Does the spacial aspect that I'm trying to explain occur primarilly in the tracking stage, mixing stage or mastering stage. Obvious answer is all three, and the crap in=crap out theory is true I know, but is there anything off the top of your heads that I can do to help? A new pre-amp and soundcard are calling me from afar, but besides that?

Sorry this is so long, my bad.

-Springfield
 
it sounds like you need to work on the EQing at the mixing stage.

carve out a space for the vocals and carve them out so they don't step on everything else.

try the all too often said trick of using a TON of compression on them and sliding the volume up on them under an uncompressed vocal track. that helps get good volume out of them without having to crank them as loud.
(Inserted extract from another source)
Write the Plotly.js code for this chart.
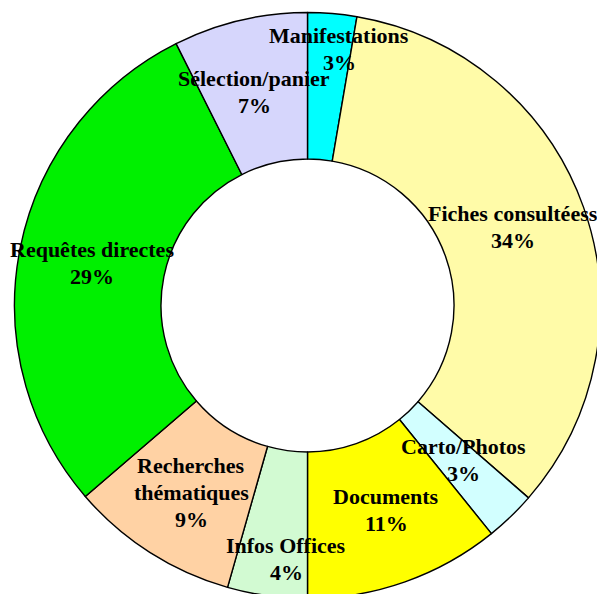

but more importantly.. EQ them right. read some articles.. i'm not confident in giving out an all encompassing how to guide on EQing vocals.

making stuff fit into its proper sonic space is usually done at the mixing stage.. it would be great if we could all track everything to where it always fit just right at the start but that would be kinda tough.. and mastering a song to bring out clarity in individual instruments isn't too likely if the clarity isn't already there from proper mixing.

hope this answers it for you.
 
Thanks. I already do compress the main vocal and leave the others uncompressed and move them to either side. This does help, but not to the extent I'd like.

I appreciate you taking the time out to reply. I'll have to re-read some engineering books I bought but never properly understood them.

-Springfield
 
The one thing that I didn't hear you mention is the use of delays. A very important aspect of creating a spacial image for vox (as well as other intruments).
 
NickSpringfield said:
Explain further please...

-Springfield

Most folks new to audio engineering think of sound as simply left to right, which is natural considering you're dealing with 2 speaker positioned that way. In order to create the illusion that sound is coming front to back however you need to "trick" the ear by using delays, reverb, EQ, and volume. For example you can make a vocal "stand out" from the other parts of the mix by using a bit of short delays, for example try 10-15ms. These are short "early reflection" type of delays that give the illusion the the source is close. On the other hand lengthening the delay, adding more of the "wet" signal versus dry, and starting to add elements of reverbation, along with rolling off a bit of high end, start to make the source sound more distant and as if it was coming from the back.

This is a big topic that I can't summarize in a short thread, but hopefully this gives you some food for thought.